In 1970, Vincenzo Tusa launched a campaign of trial excavations in inland western Sicily, including the first organized dig at Monte Polizzo. He opened several trial trenches, uncovering Iron Age remains, associated with 6th century BC Greek pottery.

In 1996, Vincenzo Tusa's son Sebastiano (Superintendent of Prehistoric Archaeology for the Trapani province and Professor of Archaeology at the University of Naples) created an international project to further understanding of the Elymians, with Monte Polizzo at its core.

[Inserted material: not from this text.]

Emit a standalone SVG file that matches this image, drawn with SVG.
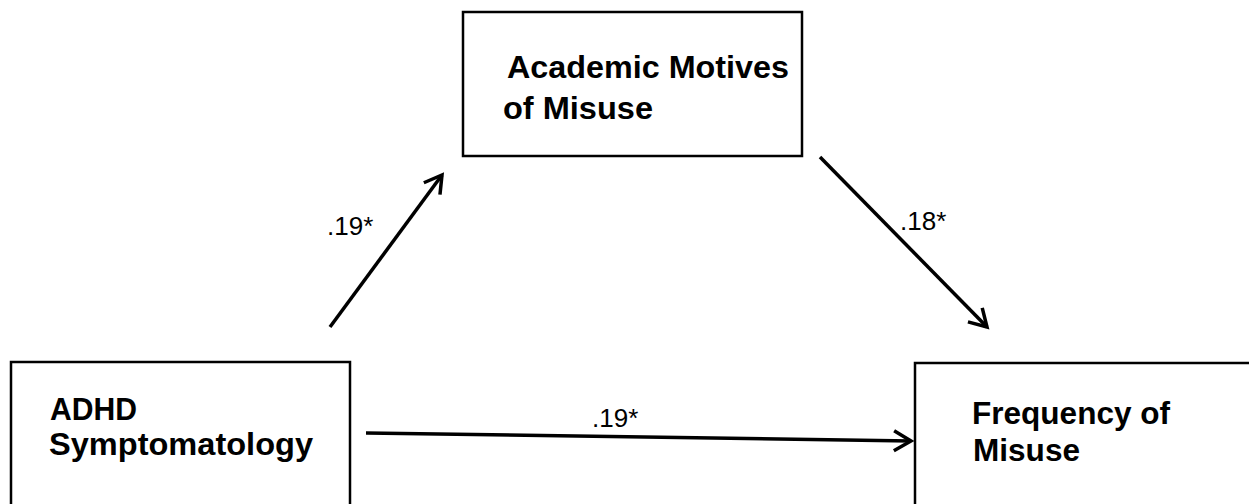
<svg xmlns="http://www.w3.org/2000/svg" width="1249" height="504" viewBox="0 0 1249 504">
<style>
.box{fill:#fff;stroke:#000;stroke-width:2.5}
.t{font-family:"Liberation Sans",Arial,sans-serif;font-weight:bold;font-size:32px;fill:#000}
.lbl{font-family:"Liberation Sans",Arial,sans-serif;font-size:26px;fill:#000}
.edge{stroke:#000;stroke-width:3.5;fill:none;marker-end:url(#arr)}
</style>
<defs>
<marker id="arr" markerUnits="userSpaceOnUse" markerWidth="30" markerHeight="30" refX="0" refY="0" viewBox="-20 -15 30 30" orient="auto" overflow="visible">
<path d="M -17 -10 L 0 0 L -17 10" fill="none" stroke="#000" stroke-width="3.5" stroke-linejoin="miter"/>
</marker>
</defs>
<rect width="1249" height="504" fill="#fff"/>
<g id="academic-motives">
<rect class="box" x="463" y="12" width="339" height="144"/>
<text class="t" x="507" y="78" textLength="282" lengthAdjust="spacingAndGlyphs">Academic Motives</text>
<text class="t" x="503" y="119" textLength="150" lengthAdjust="spacingAndGlyphs">of Misuse</text>
</g>
<g id="adhd">
<rect class="box" x="11" y="362" width="339" height="160"/>
<text class="t" x="50" y="420" textLength="87" lengthAdjust="spacingAndGlyphs">ADHD</text>
<text class="t" x="49" y="455" textLength="264" lengthAdjust="spacingAndGlyphs">Symptomatology</text>
</g>
<g id="frequency">
<rect class="box" x="915" y="363" width="360" height="160"/>
<text class="t" x="972" y="424" textLength="198" lengthAdjust="spacingAndGlyphs">Frequency of</text>
<text class="t" x="973" y="461" textLength="107" lengthAdjust="spacingAndGlyphs">Misuse</text>
</g>
<g id="connectors">
<line class="edge" x1="330" y1="327" x2="442" y2="175"/>
<line class="edge" x1="820" y1="157" x2="987" y2="327"/>
<line class="edge" x1="366" y1="433" x2="911" y2="441"/>
<text class="lbl" x="327" y="235">.19*</text>
<text class="lbl" x="900" y="230">.18*</text>
<text class="lbl" x="592" y="427">.19*</text>
</g>
</svg>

In 1998, the Sicilian-Scandinavian Archaeological Project was launched, led by Sebastiano Tusa and Kristian Kristiansen (Professor of Archaeology at the University of Gothenburg in Sweden).

From 1998 to 2001, Christopher Prescott of the University of Oslo directed the excavation of House 1, dated c. 550-525 BC, as well as the town dump and areas on the north slope of the acropolis. Excavations were extended to the west in 2002 by Christian Mühlenbock and Kristian Kristiansen from the University of Gothenburg. The new area revealed additional house complexes from the mid-6th century BC. The excavations were drawn to a close in 2006 but the results will soon be published in two major volumes.

An archaeological survey of the surrounding area was undertaken by Michael Kolb of Northern Illinois University beginning in 1998 and revealed a rich settlement system dating from the Copper Age to the medieval period, many of the sites being reoccupied over time. Kolb has also excavated at nearing Salemi, recovering finds that document the presence of residual 6th century BC activity and 4th–3rd century BC settlement, lending credence to the idea that Salemi is the ancient city of Halyciae of the Elymians.

In 1999, Stanford University joined the Monte Polizzo project, where a team of students led by Michael Shanks and Emma Blake began analyzing finds from the 1998 excavations. In 2000, Professor Ian Morris (Professor of Classics and Professor of History at Stanford University) began excavating on the acropolis with students and volunteers from around the world. By 2002, the acropolis excavation had become one of the largest archaeological projects in the western Mediterranean.

Excavations on the acropolis were drawn to a close during the 2006 season, although analysis of the backlog of artifacts continues. Annual preliminary reports in English are published in Memoirs of the American Academy in Rome, and in Italian in Sicilia Archaeologica.